──────── RECORDED INFORMATION
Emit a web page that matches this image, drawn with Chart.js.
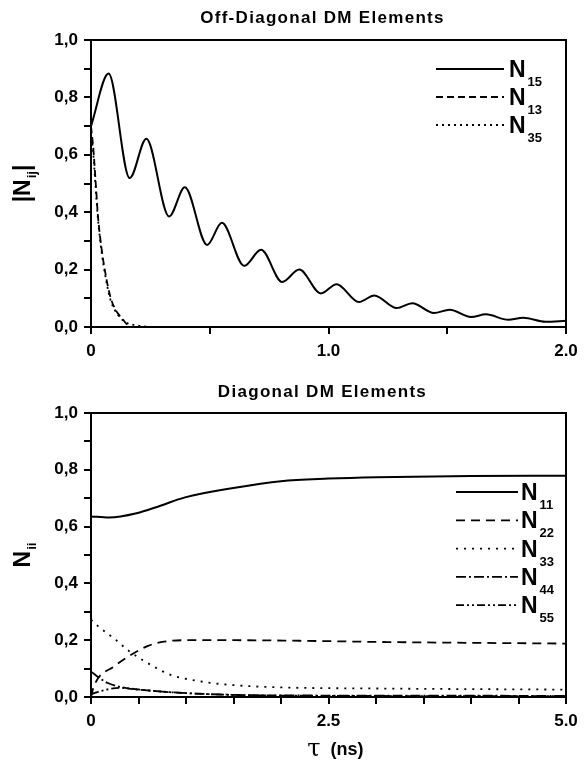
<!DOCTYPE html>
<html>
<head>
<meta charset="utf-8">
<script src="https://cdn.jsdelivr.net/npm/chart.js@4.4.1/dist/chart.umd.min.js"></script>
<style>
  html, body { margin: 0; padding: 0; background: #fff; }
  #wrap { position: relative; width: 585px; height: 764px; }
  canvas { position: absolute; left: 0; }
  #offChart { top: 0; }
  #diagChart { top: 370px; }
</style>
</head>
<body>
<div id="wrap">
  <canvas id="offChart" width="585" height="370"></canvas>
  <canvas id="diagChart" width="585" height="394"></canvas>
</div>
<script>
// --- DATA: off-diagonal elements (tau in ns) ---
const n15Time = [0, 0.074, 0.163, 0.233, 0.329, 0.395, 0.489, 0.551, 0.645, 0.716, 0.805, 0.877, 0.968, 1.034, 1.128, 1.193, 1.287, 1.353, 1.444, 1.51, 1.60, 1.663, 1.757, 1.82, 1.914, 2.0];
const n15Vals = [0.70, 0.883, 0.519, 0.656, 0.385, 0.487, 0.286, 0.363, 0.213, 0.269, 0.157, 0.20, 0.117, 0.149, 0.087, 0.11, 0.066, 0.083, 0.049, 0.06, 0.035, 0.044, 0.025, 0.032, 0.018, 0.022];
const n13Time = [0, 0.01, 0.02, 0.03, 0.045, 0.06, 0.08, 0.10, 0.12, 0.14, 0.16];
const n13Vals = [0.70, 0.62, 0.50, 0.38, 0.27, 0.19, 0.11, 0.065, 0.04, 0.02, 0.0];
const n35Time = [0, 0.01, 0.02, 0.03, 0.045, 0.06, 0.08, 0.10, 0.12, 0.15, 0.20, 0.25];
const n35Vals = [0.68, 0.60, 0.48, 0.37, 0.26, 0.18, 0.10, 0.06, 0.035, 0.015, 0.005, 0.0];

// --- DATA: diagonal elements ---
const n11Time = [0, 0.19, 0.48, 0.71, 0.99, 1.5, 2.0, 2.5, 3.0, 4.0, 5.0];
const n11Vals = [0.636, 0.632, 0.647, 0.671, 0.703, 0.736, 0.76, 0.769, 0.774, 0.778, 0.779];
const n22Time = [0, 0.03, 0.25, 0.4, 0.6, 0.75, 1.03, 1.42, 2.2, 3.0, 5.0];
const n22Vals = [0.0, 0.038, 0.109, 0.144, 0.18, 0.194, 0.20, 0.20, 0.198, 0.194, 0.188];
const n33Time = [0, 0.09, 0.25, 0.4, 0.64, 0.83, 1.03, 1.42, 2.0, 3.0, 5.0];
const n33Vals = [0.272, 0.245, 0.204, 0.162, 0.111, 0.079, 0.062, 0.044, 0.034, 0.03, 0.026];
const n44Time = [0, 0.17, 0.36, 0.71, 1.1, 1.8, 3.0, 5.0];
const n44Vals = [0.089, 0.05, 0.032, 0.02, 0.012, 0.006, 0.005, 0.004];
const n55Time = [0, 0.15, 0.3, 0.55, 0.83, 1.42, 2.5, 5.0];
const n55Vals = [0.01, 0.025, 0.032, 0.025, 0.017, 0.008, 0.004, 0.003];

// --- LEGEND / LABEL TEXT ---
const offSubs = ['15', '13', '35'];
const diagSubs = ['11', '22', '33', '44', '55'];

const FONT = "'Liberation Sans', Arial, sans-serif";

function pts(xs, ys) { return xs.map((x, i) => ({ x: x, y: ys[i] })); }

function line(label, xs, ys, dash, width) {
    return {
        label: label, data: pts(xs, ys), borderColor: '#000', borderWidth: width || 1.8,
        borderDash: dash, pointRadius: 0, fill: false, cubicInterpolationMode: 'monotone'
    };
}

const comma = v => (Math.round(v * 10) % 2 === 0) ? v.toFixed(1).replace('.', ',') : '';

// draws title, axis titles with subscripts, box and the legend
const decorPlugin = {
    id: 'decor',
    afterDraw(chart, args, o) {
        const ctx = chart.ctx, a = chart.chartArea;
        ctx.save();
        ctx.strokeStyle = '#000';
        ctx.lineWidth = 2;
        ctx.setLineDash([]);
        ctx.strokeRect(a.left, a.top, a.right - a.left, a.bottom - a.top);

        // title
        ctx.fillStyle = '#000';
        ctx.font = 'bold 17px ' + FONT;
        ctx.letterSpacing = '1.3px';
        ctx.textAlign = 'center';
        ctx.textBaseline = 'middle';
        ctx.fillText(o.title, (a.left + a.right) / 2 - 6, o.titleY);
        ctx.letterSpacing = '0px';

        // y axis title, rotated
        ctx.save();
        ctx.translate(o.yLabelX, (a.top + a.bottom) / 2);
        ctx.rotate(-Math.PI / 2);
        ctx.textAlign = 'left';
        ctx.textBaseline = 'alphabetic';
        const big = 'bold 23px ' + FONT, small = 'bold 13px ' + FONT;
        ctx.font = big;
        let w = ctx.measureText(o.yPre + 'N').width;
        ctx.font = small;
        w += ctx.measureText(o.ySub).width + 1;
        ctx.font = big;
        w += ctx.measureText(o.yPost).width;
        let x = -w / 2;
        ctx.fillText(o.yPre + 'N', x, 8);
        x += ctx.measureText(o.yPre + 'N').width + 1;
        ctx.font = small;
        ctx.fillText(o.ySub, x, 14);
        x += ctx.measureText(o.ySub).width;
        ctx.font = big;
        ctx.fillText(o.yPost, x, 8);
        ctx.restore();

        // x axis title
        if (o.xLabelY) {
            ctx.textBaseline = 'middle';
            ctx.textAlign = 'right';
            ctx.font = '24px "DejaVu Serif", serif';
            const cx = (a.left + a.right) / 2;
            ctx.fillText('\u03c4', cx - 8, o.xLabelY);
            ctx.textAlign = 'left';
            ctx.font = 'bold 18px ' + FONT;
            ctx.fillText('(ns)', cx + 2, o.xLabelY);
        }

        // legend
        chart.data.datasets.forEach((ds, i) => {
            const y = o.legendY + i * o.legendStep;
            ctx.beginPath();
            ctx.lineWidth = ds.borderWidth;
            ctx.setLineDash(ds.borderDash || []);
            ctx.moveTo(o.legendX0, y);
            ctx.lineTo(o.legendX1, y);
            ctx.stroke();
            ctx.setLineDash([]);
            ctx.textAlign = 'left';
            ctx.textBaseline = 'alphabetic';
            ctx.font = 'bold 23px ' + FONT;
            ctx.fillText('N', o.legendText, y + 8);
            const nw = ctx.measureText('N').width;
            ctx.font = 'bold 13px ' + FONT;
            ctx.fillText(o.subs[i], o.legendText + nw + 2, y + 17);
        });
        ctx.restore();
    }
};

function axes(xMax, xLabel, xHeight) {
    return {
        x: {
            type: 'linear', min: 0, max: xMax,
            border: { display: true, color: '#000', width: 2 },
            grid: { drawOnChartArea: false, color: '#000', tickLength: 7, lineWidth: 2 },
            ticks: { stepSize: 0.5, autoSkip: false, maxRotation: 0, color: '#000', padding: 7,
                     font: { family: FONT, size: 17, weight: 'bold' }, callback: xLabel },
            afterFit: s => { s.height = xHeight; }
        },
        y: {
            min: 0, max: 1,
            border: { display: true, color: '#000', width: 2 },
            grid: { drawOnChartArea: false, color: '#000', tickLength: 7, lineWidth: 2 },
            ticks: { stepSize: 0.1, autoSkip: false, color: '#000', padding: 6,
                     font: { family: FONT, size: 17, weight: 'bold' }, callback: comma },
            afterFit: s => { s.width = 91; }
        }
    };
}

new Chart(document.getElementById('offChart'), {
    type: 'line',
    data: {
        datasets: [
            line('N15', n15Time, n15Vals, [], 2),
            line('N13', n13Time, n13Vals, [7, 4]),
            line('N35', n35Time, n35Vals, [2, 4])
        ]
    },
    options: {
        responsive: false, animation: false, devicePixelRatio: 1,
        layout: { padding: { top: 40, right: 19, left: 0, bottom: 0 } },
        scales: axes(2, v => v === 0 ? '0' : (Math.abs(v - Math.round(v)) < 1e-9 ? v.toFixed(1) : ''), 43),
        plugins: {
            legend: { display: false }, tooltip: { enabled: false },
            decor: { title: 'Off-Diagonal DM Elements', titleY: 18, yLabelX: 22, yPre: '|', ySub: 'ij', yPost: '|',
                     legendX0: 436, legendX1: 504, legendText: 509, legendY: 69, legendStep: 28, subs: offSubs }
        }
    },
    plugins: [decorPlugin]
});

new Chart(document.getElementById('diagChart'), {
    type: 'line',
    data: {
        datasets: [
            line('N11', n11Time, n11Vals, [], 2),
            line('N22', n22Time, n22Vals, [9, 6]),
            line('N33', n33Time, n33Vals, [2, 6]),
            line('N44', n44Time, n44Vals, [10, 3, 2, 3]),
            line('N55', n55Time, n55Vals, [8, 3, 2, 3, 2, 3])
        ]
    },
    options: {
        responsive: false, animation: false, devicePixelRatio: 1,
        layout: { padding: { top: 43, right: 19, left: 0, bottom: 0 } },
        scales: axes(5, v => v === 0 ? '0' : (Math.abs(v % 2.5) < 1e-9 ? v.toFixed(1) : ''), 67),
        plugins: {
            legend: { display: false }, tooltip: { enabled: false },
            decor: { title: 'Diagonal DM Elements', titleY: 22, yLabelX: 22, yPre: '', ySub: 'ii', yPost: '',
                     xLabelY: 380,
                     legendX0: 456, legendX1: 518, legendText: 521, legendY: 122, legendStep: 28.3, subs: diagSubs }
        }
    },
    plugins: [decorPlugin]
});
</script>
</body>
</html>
────────────────
◆ **REQUIRED TASK**
Give again exactly the lines running from the beginning of the material above through the line that contains "0.015, 0.005, 0.0];", and leave out every picture.

◆ **RESULT OF THIS TASK**
Emit a web page that matches this image, drawn with Chart.js.
<!DOCTYPE html>
<html>
<head>
<meta charset="utf-8">
<script src="https://cdn.jsdelivr.net/npm/chart.js@4.4.1/dist/chart.umd.min.js"></script>
<style>
  html, body { margin: 0; padding: 0; background: #fff; }
  #wrap { position: relative; width: 585px; height: 764px; }
  canvas { position: absolute; left: 0; }
  #offChart { top: 0; }
  #diagChart { top: 370px; }
</style>
</head>
<body>
<div id="wrap">
  <canvas id="offChart" width="585" height="370"></canvas>
  <canvas id="diagChart" width="585" height="394"></canvas>
</div>
<script>
// --- DATA: off-diagonal elements (tau in ns) ---
const n15Time = [0, 0.074, 0.163, 0.233, 0.329, 0.395, 0.489, 0.551, 0.645, 0.716, 0.805, 0.877, 0.968, 1.034, 1.128, 1.193, 1.287, 1.353, 1.444, 1.51, 1.60, 1.663, 1.757, 1.82, 1.914, 2.0];
const n15Vals = [0.70, 0.883, 0.519, 0.656, 0.385, 0.487, 0.286, 0.363, 0.213, 0.269, 0.157, 0.20, 0.117, 0.149, 0.087, 0.11, 0.066, 0.083, 0.049, 0.06, 0.035, 0.044, 0.025, 0.032, 0.018, 0.022];
const n13Time = [0, 0.01, 0.02, 0.03, 0.045, 0.06, 0.08, 0.10, 0.12, 0.14, 0.16];
const n13Vals = [0.70, 0.62, 0.50, 0.38, 0.27, 0.19, 0.11, 0.065, 0.04, 0.02, 0.0];
const n35Time = [0, 0.01, 0.02, 0.03, 0.045, 0.06, 0.08, 0.10, 0.12, 0.15, 0.20, 0.25];
const n35Vals = [0.68, 0.60, 0.48, 0.37, 0.26, 0.18, 0.10, 0.06, 0.035, 0.015, 0.005, 0.0];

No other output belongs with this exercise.